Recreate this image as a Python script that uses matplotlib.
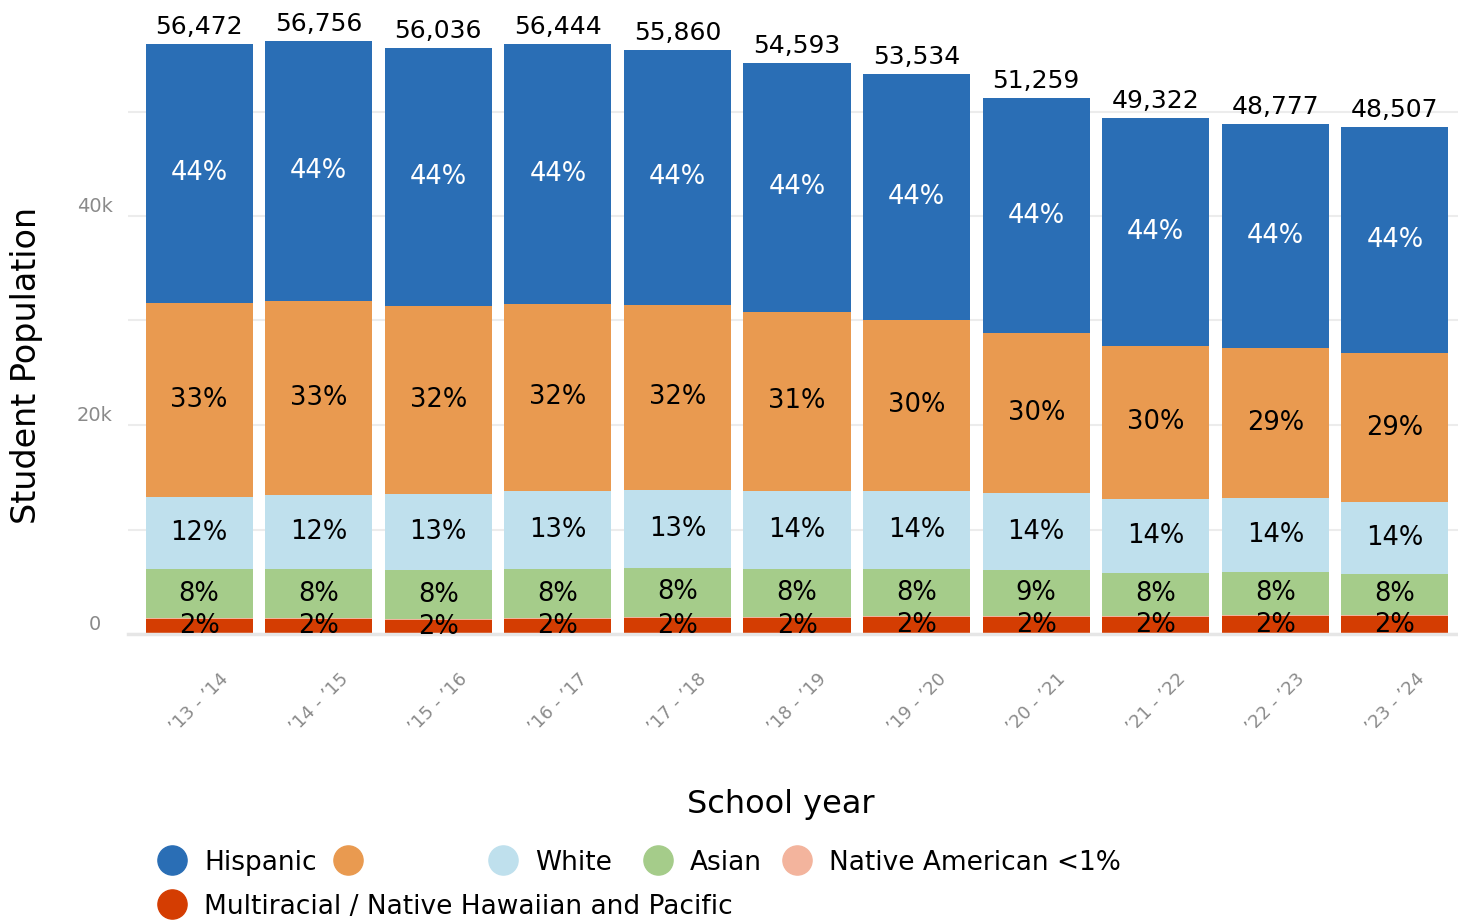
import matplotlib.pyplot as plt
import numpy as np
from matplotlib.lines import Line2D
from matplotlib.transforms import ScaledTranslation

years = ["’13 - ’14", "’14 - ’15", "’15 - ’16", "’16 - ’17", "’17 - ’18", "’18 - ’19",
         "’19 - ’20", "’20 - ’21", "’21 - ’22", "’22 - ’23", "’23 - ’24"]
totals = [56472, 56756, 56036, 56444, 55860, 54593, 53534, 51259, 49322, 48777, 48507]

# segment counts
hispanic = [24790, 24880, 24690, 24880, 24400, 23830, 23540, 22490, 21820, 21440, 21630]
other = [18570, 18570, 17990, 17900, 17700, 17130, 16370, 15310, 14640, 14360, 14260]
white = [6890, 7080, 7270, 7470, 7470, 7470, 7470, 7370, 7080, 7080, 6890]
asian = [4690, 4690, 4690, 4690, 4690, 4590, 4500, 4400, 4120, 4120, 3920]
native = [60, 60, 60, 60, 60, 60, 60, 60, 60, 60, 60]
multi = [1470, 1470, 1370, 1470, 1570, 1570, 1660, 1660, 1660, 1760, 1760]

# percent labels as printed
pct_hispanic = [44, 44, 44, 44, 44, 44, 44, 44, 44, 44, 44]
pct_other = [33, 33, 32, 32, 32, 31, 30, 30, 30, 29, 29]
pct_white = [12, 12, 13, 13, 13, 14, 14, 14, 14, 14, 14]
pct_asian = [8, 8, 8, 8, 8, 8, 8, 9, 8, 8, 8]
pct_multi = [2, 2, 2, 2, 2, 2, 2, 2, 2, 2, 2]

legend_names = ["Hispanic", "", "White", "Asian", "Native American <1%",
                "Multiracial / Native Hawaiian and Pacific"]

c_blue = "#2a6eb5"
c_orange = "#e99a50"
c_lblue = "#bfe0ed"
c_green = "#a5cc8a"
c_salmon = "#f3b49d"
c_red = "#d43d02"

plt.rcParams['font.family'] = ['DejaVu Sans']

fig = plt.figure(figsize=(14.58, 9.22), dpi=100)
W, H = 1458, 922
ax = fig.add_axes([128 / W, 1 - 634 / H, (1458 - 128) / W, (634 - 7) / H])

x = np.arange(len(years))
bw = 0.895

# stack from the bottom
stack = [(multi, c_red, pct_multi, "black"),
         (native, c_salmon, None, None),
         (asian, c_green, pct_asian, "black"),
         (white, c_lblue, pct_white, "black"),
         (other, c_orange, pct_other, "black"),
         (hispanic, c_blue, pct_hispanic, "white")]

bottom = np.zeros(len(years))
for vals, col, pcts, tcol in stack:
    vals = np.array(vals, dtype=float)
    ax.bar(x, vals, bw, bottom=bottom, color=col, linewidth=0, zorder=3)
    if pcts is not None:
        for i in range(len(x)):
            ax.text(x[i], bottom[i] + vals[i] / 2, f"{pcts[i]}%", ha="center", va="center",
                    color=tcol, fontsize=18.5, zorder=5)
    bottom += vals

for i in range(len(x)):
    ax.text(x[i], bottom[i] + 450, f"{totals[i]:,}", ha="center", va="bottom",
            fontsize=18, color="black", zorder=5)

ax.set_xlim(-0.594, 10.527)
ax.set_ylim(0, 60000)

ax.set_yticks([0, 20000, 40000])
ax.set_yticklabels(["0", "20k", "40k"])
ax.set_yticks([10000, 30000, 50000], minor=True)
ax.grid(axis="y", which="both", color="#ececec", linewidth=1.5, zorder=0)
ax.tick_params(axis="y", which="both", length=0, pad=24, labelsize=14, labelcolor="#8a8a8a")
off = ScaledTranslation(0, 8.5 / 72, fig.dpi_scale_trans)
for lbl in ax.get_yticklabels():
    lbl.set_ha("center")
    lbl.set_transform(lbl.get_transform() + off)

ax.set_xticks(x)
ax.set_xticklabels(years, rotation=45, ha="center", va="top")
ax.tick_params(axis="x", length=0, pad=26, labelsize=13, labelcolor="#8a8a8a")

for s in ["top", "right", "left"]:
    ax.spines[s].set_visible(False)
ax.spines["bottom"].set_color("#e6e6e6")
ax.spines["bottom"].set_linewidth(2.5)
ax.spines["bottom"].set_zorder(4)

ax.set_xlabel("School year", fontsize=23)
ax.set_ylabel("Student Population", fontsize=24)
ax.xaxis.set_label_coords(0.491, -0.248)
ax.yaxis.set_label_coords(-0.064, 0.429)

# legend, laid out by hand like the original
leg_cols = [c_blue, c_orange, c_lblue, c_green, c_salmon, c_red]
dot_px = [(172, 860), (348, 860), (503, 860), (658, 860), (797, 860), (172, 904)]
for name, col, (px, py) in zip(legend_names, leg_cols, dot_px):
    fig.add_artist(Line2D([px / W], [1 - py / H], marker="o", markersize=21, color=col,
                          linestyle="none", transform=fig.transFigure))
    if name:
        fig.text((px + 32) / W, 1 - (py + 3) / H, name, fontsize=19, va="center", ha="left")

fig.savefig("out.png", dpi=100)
=====
(YOUR OBJECTIVE) Return all of the data exactly as written, and drop the pictures.

(ANSWER TO THE PROBLEM)
Recreate this image as a Python script that uses matplotlib.
import matplotlib.pyplot as plt
import numpy as np
from matplotlib.lines import Line2D
from matplotlib.transforms import ScaledTranslation

years = ["’13 - ’14", "’14 - ’15", "’15 - ’16", "’16 - ’17", "’17 - ’18", "’18 - ’19",
         "’19 - ’20", "’20 - ’21", "’21 - ’22", "’22 - ’23", "’23 - ’24"]
totals = [56472, 56756, 56036, 56444, 55860, 54593, 53534, 51259, 49322, 48777, 48507]

# segment counts
hispanic = [24790, 24880, 24690, 24880, 24400, 23830, 23540, 22490, 21820, 21440, 21630]
other = [18570, 18570, 17990, 17900, 17700, 17130, 16370, 15310, 14640, 14360, 14260]
white = [6890, 7080, 7270, 7470, 7470, 7470, 7470, 7370, 7080, 7080, 6890]
asian = [4690, 4690, 4690, 4690, 4690, 4590, 4500, 4400, 4120, 4120, 3920]
native = [60, 60, 60, 60, 60, 60, 60, 60, 60, 60, 60]
multi = [1470, 1470, 1370, 1470, 1570, 1570, 1660, 1660, 1660, 1760, 1760]

# percent labels as printed
pct_hispanic = [44, 44, 44, 44, 44, 44, 44, 44, 44, 44, 44]
pct_other = [33, 33, 32, 32, 32, 31, 30, 30, 30, 29, 29]
pct_white = [12, 12, 13, 13, 13, 14, 14, 14, 14, 14, 14]
pct_asian = [8, 8, 8, 8, 8, 8, 8, 9, 8, 8, 8]
pct_multi = [2, 2, 2, 2, 2, 2, 2, 2, 2, 2, 2]

legend_names = ["Hispanic", "", "White", "Asian", "Native American <1%",
                "Multiracial / Native Hawaiian and Pacific"]

c_blue = "#2a6eb5"
c_orange = "#e99a50"
c_lblue = "#bfe0ed"
c_green = "#a5cc8a"
c_salmon = "#f3b49d"
c_red = "#d43d02"

plt.rcParams['font.family'] = ['DejaVu Sans']

fig = plt.figure(figsize=(14.58, 9.22), dpi=100)
W, H = 1458, 922
ax = fig.add_axes([128 / W, 1 - 634 / H, (1458 - 128) / W, (634 - 7) / H])

x = np.arange(len(years))
bw = 0.895

# stack from the bottom
stack = [(multi, c_red, pct_multi, "black"),
         (native, c_salmon, None, None),
         (asian, c_green, pct_asian, "black"),
         (white, c_lblue, pct_white, "black"),
         (other, c_orange, pct_other, "black"),
         (hispanic, c_blue, pct_hispanic, "white")]

bottom = np.zeros(len(years))
for vals, col, pcts, tcol in stack:
    vals = np.array(vals, dtype=float)
    ax.bar(x, vals, bw, bottom=bottom, color=col, linewidth=0, zorder=3)
    if pcts is not None:
        for i in range(len(x)):
            ax.text(x[i], bottom[i] + vals[i] / 2, f"{pcts[i]}%", ha="center", va="center",
                    color=tcol, fontsize=18.5, zorder=5)
    bottom += vals

for i in range(len(x)):
    ax.text(x[i], bottom[i] + 450, f"{totals[i]:,}", ha="center", va="bottom",
            fontsize=18, color="black", zorder=5)

ax.set_xlim(-0.594, 10.527)
ax.set_ylim(0, 60000)

ax.set_yticks([0, 20000, 40000])
ax.set_yticklabels(["0", "20k", "40k"])
ax.set_yticks([10000, 30000, 50000], minor=True)
ax.grid(axis="y", which="both", color="#ececec", linewidth=1.5, zorder=0)
ax.tick_params(axis="y", which="both", length=0, pad=24, labelsize=14, labelcolor="#8a8a8a")
off = ScaledTranslation(0, 8.5 / 72, fig.dpi_scale_trans)
for lbl in ax.get_yticklabels():
    lbl.set_ha("center")
    lbl.set_transform(lbl.get_transform() + off)

ax.set_xticks(x)
ax.set_xticklabels(years, rotation=45, ha="center", va="top")
ax.tick_params(axis="x", length=0, pad=26, labelsize=13, labelcolor="#8a8a8a")

for s in ["top", "right", "left"]:
    ax.spines[s].set_visible(False)
ax.spines["bottom"].set_color("#e6e6e6")
ax.spines["bottom"].set_linewidth(2.5)
ax.spines["bottom"].set_zorder(4)

ax.set_xlabel("School year", fontsize=23)
ax.set_ylabel("Student Population", fontsize=24)
ax.xaxis.set_label_coords(0.491, -0.248)
ax.yaxis.set_label_coords(-0.064, 0.429)

# legend, laid out by hand like the original
leg_cols = [c_blue, c_orange, c_lblue, c_green, c_salmon, c_red]
dot_px = [(172, 860), (348, 860), (503, 860), (658, 860), (797, 860), (172, 904)]
for name, col, (px, py) in zip(legend_names, leg_cols, dot_px):
    fig.add_artist(Line2D([px / W], [1 - py / H], marker="o", markersize=21, color=col,
                          linestyle="none", transform=fig.transFigure))
    if name:
        fig.text((px + 32) / W, 1 - (py + 3) / H, name, fontsize=19, va="center", ha="left")

fig.savefig("out.png", dpi=100)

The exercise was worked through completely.